─── Data for this task

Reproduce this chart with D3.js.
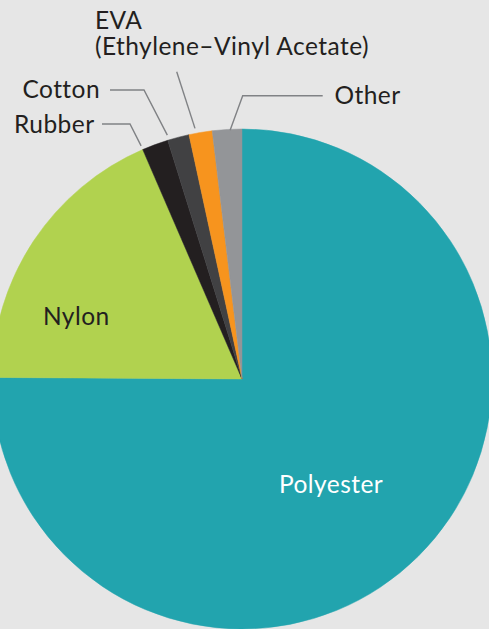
<!DOCTYPE html>
<html>
<head>
<meta charset="utf-8">
<script src="https://cdn.jsdelivr.net/npm/d3@7"></script>
<style>
  html, body { margin: 0; padding: 0; background: #e6e6e6; }
  svg { display: block; }
  text { font-family: Lato, "Open Sans", sans-serif; letter-spacing: 0.45px; }
</style>
</head>
<body>
<svg id="chart" width="489" height="629"></svg>
<script>
// Data
const categories = ["Polyester", "Nylon", "Rubber", "Cotton", "EVA", "Other"];
const shares = [75.1, 18.4, 1.7, 1.4, 1.5, 1.9];
const colors = ["#22a4ae", "#b1d24f", "#231f20", "#414143", "#f7941e", "#939598"];

const W = 489, H = 629;
const cx = 242, cy = 379, R = 250;
const FS = 24.5;

const svg = d3.select("#chart");
svg.append("rect").attr("width", W).attr("height", H).attr("fill", "#e6e6e6");

const pie = d3.pie().sort(null).value(d => d.v);
const arcs = pie(categories.map((c, i) => ({ c, v: shares[i], col: colors[i] })));
const arc = d3.arc().innerRadius(0).outerRadius(R);

const g = svg.append("g").attr("transform", `translate(${cx},${cy})`);
g.selectAll("path").data(arcs).join("path")
  .attr("d", arc)
  .attr("fill", d => d.data.col)
  .attr("stroke", d => d.data.col)
  .attr("stroke-width", 0.5);

// inside labels
const inside = {
  Polyester: { x: 279, y: 493, fill: "#ffffff", anchor: "start" },
  Nylon: { x: 43, y: 325, fill: "#231f20", anchor: "start" }
};
Object.entries(inside).forEach(([k, o]) => {
  svg.append("text").attr("x", o.x).attr("y", o.y)
    .attr("fill", o.fill).attr("font-size", FS).attr("text-anchor", o.anchor).text(k);
});

// callouts: t = fraction along the slice for leader endpoint
const callouts = [
  { c: "Rubber", t: 0.0, rr: 4, pts: [[130, 124], [102, 124]], lines: ["Rubber"], tx: 94.5, ty: 132.5, anchor: "end" },
  { c: "Cotton", t: 0.05, rr: 5, pts: [[144, 90], [110, 90]], lines: ["Cotton"], tx: 100, ty: 97.5, anchor: "end" },
  { c: "EVA", t: 0.3, rr: 5, pts: [[176.7, 71.7]], lines: ["EVA", "(Ethylene\u2013Vinyl Acetate)"], tx: 95, ty: 29, anchor: "start" },
  { c: "Other", t: 0.6, rr: -1, pts: [[242.7, 95.7], [322.7, 95.7]], lines: ["Other"], tx: 334.5, ty: 104, anchor: "start" }
];

callouts.forEach(co => {
  const a = arcs.find(d => d.data.c === co.c);
  const ang = a.startAngle + (a.endAngle - a.startAngle) * co.t;
  const r = R + co.rr;
  const p0 = [cx + r * Math.sin(ang), cy - r * Math.cos(ang)];
  const pts = [p0, ...co.pts];
  svg.append("path")
    .attr("d", d3.line()(pts))
    .attr("fill", "none").attr("stroke", "#808285").attr("stroke-width", 1.4);
  const t = svg.append("text").attr("x", co.tx).attr("y", co.ty)
    .attr("fill", "#231f20").attr("font-size", FS).attr("text-anchor", co.anchor);
  co.lines.forEach((l, i) => {
    t.append("tspan").attr("x", co.tx).attr("dy", i === 0 ? 0 : 26).text(l);
  });
});
</script>
</body>
</html>
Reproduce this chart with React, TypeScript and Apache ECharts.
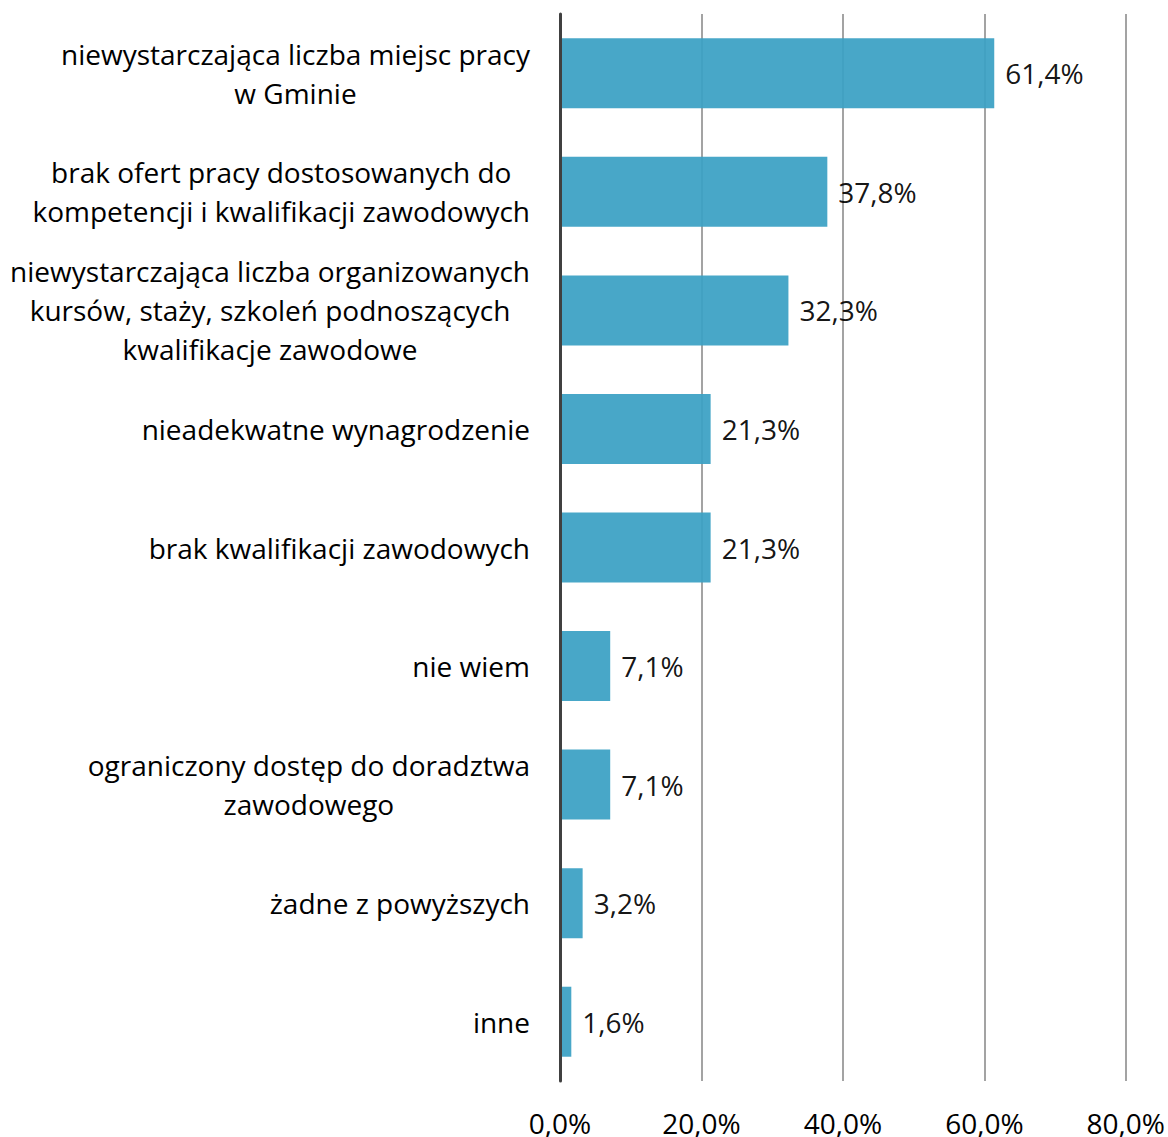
import React, { useEffect, useRef } from "react";
import * as echarts from "echarts";

const categories: string[] = [
  "niewystarczająca liczba miejsc pracy\nw Gminie",
  "brak ofert pracy dostosowanych do\nkompetencji i kwalifikacji zawodowych",
  "niewystarczająca liczba organizowanych\nkursów, staży, szkoleń podnoszących\nkwalifikacje zawodowe",
  "nieadekwatne wynagrodzenie",
  "brak kwalifikacji zawodowych",
  "nie wiem",
  "ograniczony dostęp do doradztwa\nzawodowego",
  "żadne z powyższych",
  "inne",
];

const values: number[] = [61.4, 37.8, 32.3, 21.3, 21.3, 7.1, 7.1, 3.2, 1.6];

const axisMin = 0;
const axisMax = 80;
const axisInterval = 20;

const FONT = "Open Sans";

const fmt = (v: number) => v.toFixed(1).replace(".", ",") + "%";

export default function App() {
  const ref = useRef<HTMLDivElement>(null);
  useEffect(() => {
    if (!ref.current) return;
    const chart = echarts.init(ref.current, undefined, { renderer: "svg" });
    chart.setOption({
      animation: false,
      backgroundColor: "#ffffff",
      grid: { left: 560, right: 42, top: 14, bottom: 55, containLabel: false },
      xAxis: {
        type: "value",
        min: axisMin,
        max: axisMax,
        interval: axisInterval,
        axisLine: { show: false },
        axisTick: { show: false },
        splitLine: { show: true, lineStyle: { color: "#a3a3a3", width: 2 } },
        axisLabel: {
          formatter: (v: number) => fmt(v),
          margin: 28,
          fontSize: 28,
          fontFamily: FONT,
          color: "#000000",
        },
      },
      yAxis: {
        type: "category",
        inverse: true,
        data: categories,
        axisLine: { show: true, lineStyle: { color: "#404040", width: 3 } },
        axisTick: { show: false },
        splitLine: { show: false },
        z: 5,
        axisLabel: {
          margin: 30,
          color: "#000000",
          fontSize: 28,
          fontFamily: FONT,
          lineHeight: 39,
          formatter: (v: string) =>
            v
              .split("\n")
              .map((l) => `{c|${l}}`)
              .join("\n"),
          rich: {
            c: {
              align: "center",
              fontSize: 28,
              fontFamily: FONT,
              lineHeight: 39,
              color: "#000000",
            },
          },
        },
      },
      series: [
        {
          type: "bar",
          data: values,
          barWidth: 70,
          itemStyle: { color: "#3aa0c4", opacity: 0.93 },
          z: 3,
          label: {
            show: true,
            position: "right",
            distance: 11,
            formatter: (p: any) => fmt(p.value),
            fontSize: 28,
            fontFamily: FONT,
            color: "#000000",
          },
        },
      ],
    });
    return () => chart.dispose();
  }, []);
  return (
    <div
      ref={ref}
      style={{ position: "fixed", left: 0, top: 0, width: 1168, height: 1137 }}
    />
  );
}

──────

▶ Exercise goal:
Copy out all the data without changing anything, and drop the pictures.

▶ Worked answer:
Reproduce this chart with D3.js.
<!DOCTYPE html>
<html>
<head>
<meta charset="utf-8">
<script src="https://cdn.jsdelivr.net/npm/d3@7"></script>
<style>
  html, body { margin: 0; padding: 0; background: #e6e6e6; }
  svg { display: block; }
  text { font-family: Lato, "Open Sans", sans-serif; letter-spacing: 0.45px; }
</style>
</head>
<body>
<svg id="chart" width="489" height="629"></svg>
<script>
// Data
const categories = ["Polyester", "Nylon", "Rubber", "Cotton", "EVA", "Other"];
const shares = [75.1, 18.4, 1.7, 1.4, 1.5, 1.9];
const colors = ["#22a4ae", "#b1d24f", "#231f20", "#414143", "#f7941e", "#939598"];

const W = 489, H = 629;
const cx = 242, cy = 379, R = 250;
const FS = 24.5;

const svg = d3.select("#chart");
svg.append("rect").attr("width", W).attr("height", H).attr("fill", "#e6e6e6");

const pie = d3.pie().sort(null).value(d => d.v);
const arcs = pie(categories.map((c, i) => ({ c, v: shares[i], col: colors[i] })));
const arc = d3.arc().innerRadius(0).outerRadius(R);

const g = svg.append("g").attr("transform", `translate(${cx},${cy})`);
g.selectAll("path").data(arcs).join("path")
  .attr("d", arc)
  .attr("fill", d => d.data.col)
  .attr("stroke", d => d.data.col)
  .attr("stroke-width", 0.5);

// inside labels
const inside = {
  Polyester: { x: 279, y: 493, fill: "#ffffff", anchor: "start" },
  Nylon: { x: 43, y: 325, fill: "#231f20", anchor: "start" }
};
Object.entries(inside).forEach(([k, o]) => {
  svg.append("text").attr("x", o.x).attr("y", o.y)
    .attr("fill", o.fill).attr("font-size", FS).attr("text-anchor", o.anchor).text(k);
});

// callouts: t = fraction along the slice for leader endpoint
const callouts = [
  { c: "Rubber", t: 0.0, rr: 4, pts: [[130, 124], [102, 124]], lines: ["Rubber"], tx: 94.5, ty: 132.5, anchor: "end" },
  { c: "Cotton", t: 0.05, rr: 5, pts: [[144, 90], [110, 90]], lines: ["Cotton"], tx: 100, ty: 97.5, anchor: "end" },
  { c: "EVA", t: 0.3, rr: 5, pts: [[176.7, 71.7]], lines: ["EVA", "(Ethylene\u2013Vinyl Acetate)"], tx: 95, ty: 29, anchor: "start" },
  { c: "Other", t: 0.6, rr: -1, pts: [[242.7, 95.7], [322.7, 95.7]], lines: ["Other"], tx: 334.5, ty: 104, anchor: "start" }
];

callouts.forEach(co => {
  const a = arcs.find(d => d.data.c === co.c);
  const ang = a.startAngle + (a.endAngle - a.startAngle) * co.t;
  const r = R + co.rr;
  const p0 = [cx + r * Math.sin(ang), cy - r * Math.cos(ang)];
  const pts = [p0, ...co.pts];
  svg.append("path")
    .attr("d", d3.line()(pts))
    .attr("fill", "none").attr("stroke", "#808285").attr("stroke-width", 1.4);
  const t = svg.append("text").attr("x", co.tx).attr("y", co.ty)
    .attr("fill", "#231f20").attr("font-size", FS).attr("text-anchor", co.anchor);
  co.lines.forEach((l, i) => {
    t.append("tspan").attr("x", co.tx).attr("dy", i === 0 ? 0 : 26).text(l);
  });
});
</script>
</body>
</html>
Reproduce this chart with React, TypeScript and Apache ECharts.
import React, { useEffect, useRef } from "react";
import * as echarts from "echarts";

const categories: string[] = [
  "niewystarczająca liczba miejsc pracy\nw Gminie",
  "brak ofert pracy dostosowanych do\nkompetencji i kwalifikacji zawodowych",
  "niewystarczająca liczba organizowanych\nkursów, staży, szkoleń podnoszących\nkwalifikacje zawodowe",
  "nieadekwatne wynagrodzenie",
  "brak kwalifikacji zawodowych",
  "nie wiem",
  "ograniczony dostęp do doradztwa\nzawodowego",
  "żadne z powyższych",
  "inne",
];

const values: number[] = [61.4, 37.8, 32.3, 21.3, 21.3, 7.1, 7.1, 3.2, 1.6];

const axisMin = 0;
const axisMax = 80;
const axisInterval = 20;

const FONT = "Open Sans";

const fmt = (v: number) => v.toFixed(1).replace(".", ",") + "%";

export default function App() {
  const ref = useRef<HTMLDivElement>(null);
  useEffect(() => {
    if (!ref.current) return;
    const chart = echarts.init(ref.current, undefined, { renderer: "svg" });
    chart.setOption({
      animation: false,
      backgroundColor: "#ffffff",
      grid: { left: 560, right: 42, top: 14, bottom: 55, containLabel: false },
      xAxis: {
        type: "value",
        min: axisMin,
        max: axisMax,
        interval: axisInterval,
        axisLine: { show: false },
        axisTick: { show: false },
        splitLine: { show: true, lineStyle: { color: "#a3a3a3", width: 2 } },
        axisLabel: {
          formatter: (v: number) => fmt(v),
          margin: 28,
          fontSize: 28,
          fontFamily: FONT,
          color: "#000000",
        },
      },
      yAxis: {
        type: "category",
        inverse: true,
        data: categories,
        axisLine: { show: true, lineStyle: { color: "#404040", width: 3 } },
        axisTick: { show: false },
        splitLine: { show: false },
        z: 5,
        axisLabel: {
          margin: 30,
          color: "#000000",
          fontSize: 28,
          fontFamily: FONT,
          lineHeight: 39,
          formatter: (v: string) =>
            v
              .split("\n")
              .map((l) => `{c|${l}}`)
              .join("\n"),
          rich: {
            c: {
              align: "center",
              fontSize: 28,
              fontFamily: FONT,
              lineHeight: 39,
              color: "#000000",
            },
          },
        },
      },
      series: [
        {
          type: "bar",
          data: values,
          barWidth: 70,
          itemStyle: { color: "#3aa0c4", opacity: 0.93 },
          z: 3,
          label: {
            show: true,
            position: "right",
            distance: 11,
            formatter: (p: any) => fmt(p.value),
            fontSize: 28,
            fontFamily: FONT,
            color: "#000000",
          },
        },
      ],
    });
    return () => chart.dispose();
  }, []);
  return (
    <div
      ref={ref}
      style={{ position: "fixed", left: 0, top: 0, width: 1168, height: 1137 }}
    />
  );
}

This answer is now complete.